HARRISBURG, Pa. (CN) - Because doctors performed the wrong test on a woman who wanted to donate her kidney to a friend, they gave her organ to a patient with hepatitis C instead, she claims in court.

Christine Clark, of New Ringgold, underwent "months of testing" in 2013 so that she could donate her kidney to a longtime friend with end-stage renal disease, according to the complaint filed in the Dauphin County Court of Common Pleas.

On July 2, 2013, within an hour after Pinnacle Health doctors removed Clark's kidney at Harrisburg Hospital, they put her friend under anesthesia to receive the transplant.

The doctors were initially pleased, telling her friend "that plaintiff's kidney was better than they had anticipated; ... it was perfect for [him] ... and it was the 'best kidney they had harvested in ten years,'" the complaint states.

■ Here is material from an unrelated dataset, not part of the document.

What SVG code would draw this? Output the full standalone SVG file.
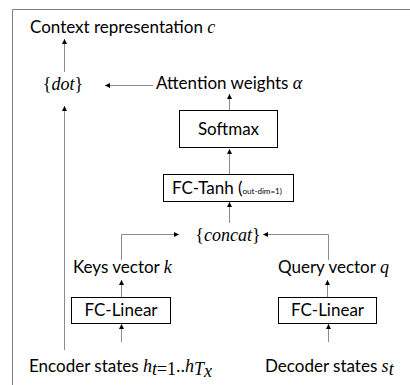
<svg xmlns="http://www.w3.org/2000/svg" width="410" height="385" viewBox="0 0 410 385">
<defs>
<marker id="ah" markerWidth="6" markerHeight="6" refX="5" refY="3" orient="auto" markerUnits="userSpaceOnUse">
<path d="M0,0.5 L5,3 L0,5.5 Z" fill="#000"/>
</marker>
<style>
.t{font-family:Lato,"Open Sans","Liberation Sans",Arial,sans-serif;font-size:17px;fill:#000}
.m{font-family:"Liberation Serif","Times New Roman",serif;font-style:italic;font-size:18px;fill:#000}
.mu{font-family:"Liberation Serif","Times New Roman",serif;font-size:18px;fill:#000}
.box{fill:#fff;stroke:#000;stroke-width:1}
.c{fill:none;stroke:#8c8c8c;stroke-width:1;marker-end:url(#ah)}
</style>
</defs>
<rect width="410" height="385" fill="#fff"/>
<path d="M12.5,385 V9.5 H410" fill="none" stroke="#7f7f7f" stroke-width="1"/>

<g id="connectors">
<line class="c" x1="64.5" y1="72" x2="64.5" y2="39"/>
<line class="c" x1="153" y1="85.5" x2="105" y2="85.5"/>
<line class="c" x1="229.5" y1="110" x2="229.5" y2="94"/>
<line class="c" x1="64.5" y1="350" x2="64.5" y2="106"/>
<line class="c" x1="229.5" y1="174" x2="229.5" y2="149"/>
<line class="c" x1="229.5" y1="223" x2="229.5" y2="202"/>
<polyline class="c" points="121.5,260 121.5,234.5 179,234.5"/>
<polyline class="c" points="328.5,260 328.5,234.5 263,234.5"/>
<line class="c" x1="121.5" y1="297" x2="121.5" y2="280"/>
<line class="c" x1="327.5" y1="297" x2="327.5" y2="280"/>
<line class="c" x1="121.5" y1="342" x2="121.5" y2="324"/>
<line class="c" x1="328.5" y1="342" x2="328.5" y2="324"/>
</g>

<g id="context">
<text class="t" x="30" y="33">Context representation <tspan class="m">c</tspan></text>
</g>
<g id="dot">
<text x="63" y="90" text-anchor="middle"><tspan class="mu">{</tspan><tspan class="m">dot</tspan><tspan class="mu">}</tspan></text>
</g>
<g id="attention">
<text class="t" x="156" y="89">Attention weights <tspan class="m">α</tspan></text>
</g>
<g id="softmax">
<rect class="box" x="179.5" y="110.5" width="98" height="37"/>
<text class="t" x="228.5" y="135" text-anchor="middle">Softmax</text>
</g>
<g id="fctanh">
<rect class="box" x="163.5" y="174.5" width="130" height="27"/>
<text class="t" x="172" y="194">FC-Tanh (<tspan font-size="8">out-dim=1)</tspan></text>
</g>
<g id="concat">
<text x="228" y="241" text-anchor="middle"><tspan class="mu">{</tspan><tspan class="m">concat</tspan><tspan class="mu">}</tspan></text>
</g>
<g id="keys">
<text class="t" x="73" y="273">Keys vector <tspan class="m">k</tspan></text>
</g>
<g id="query">
<text class="t" x="278" y="273">Query vector <tspan class="m">q</tspan></text>
</g>
<g id="fclinear-left">
<rect class="box" x="71.5" y="297.5" width="99" height="26"/>
<text class="t" x="121" y="316" text-anchor="middle">FC-Linear</text>
</g>
<g id="fclinear-right">
<rect class="box" x="278.5" y="297.5" width="98" height="26"/>
<text class="t" x="327.5" y="316" text-anchor="middle">FC-Linear</text>
</g>
<g id="encoder">
<text class="t" x="29" y="372">Encoder states <tspan class="m">h</tspan><tspan class="m" font-size="12" dy="3">t</tspan><tspan class="mu" font-size="12">=1</tspan><tspan class="mu" dy="-3">..</tspan><tspan class="m">h</tspan><tspan class="m" font-size="12" dy="3">T</tspan><tspan class="m" font-size="9" dy="2">x</tspan></text>
</g>
<g id="decoder">
<text class="t" x="265" y="372">Decoder states <tspan class="m">s</tspan><tspan class="m" font-size="12" dy="3">t</tspan></text>
</g>
</svg>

Her friend had been undergoing anesthesia for two hours when the hospital canceled his surgery before an incision was made, according to the complaint. Clark says doctors eventually told her husband that they halted the transplant because she had tested positive for hepatitis C.

Though proper testing later revealed that Clark "was not then currently infected with the hepatitis C virus," the failure to perform the correct test in time "caused catastrophic consequences," she says.

"Had appropriate protocols been established and/or followed, the intended recipient would have received plaintiff's harvested kidney," the March 18 complaint continues.

The doctors did not transplant Clark's kidney to her friend, however, and they also decided not to "autransplant it back into plaintiff," according to the complaint.

"Instead, they purportedly donated the kidney to a hepatitis C-positive patient at a different facility and obtained financial gain and prestige for said transplant," the complaint continues.

Clark says the doctors should have performed "the required nucleic acid hepatitis C test within 10 days before kidney donation."

"Instead, [they] performed a hepatitis C antibody test on June 27, 2013," the complaint states. "Had the correct hepatitis C test been performed, the calamity described below would not have occurred."

Clark says "more than 1,000 patients have had kidney transplants" at Pinnacle since the organization began its kidney-transplant program in 2011.

Having never received an explanation about the hospital's failures, Clark says the loss of her kidney has left her with various injuries including low blood pressure, nerve damage, scarring and humiliation.

The complaint does not reveal whether her friend ever received a kidney transplant.

She and her husband want punitive damages from the hospital, Central Pennsylvania Transplant Foundation Inc., and its doctors and nurses for negligence, misrepresentation, battery and other claims.

They are represented by Jared Kasher with Hockfield & Kasher in Cherry Hill, N.J.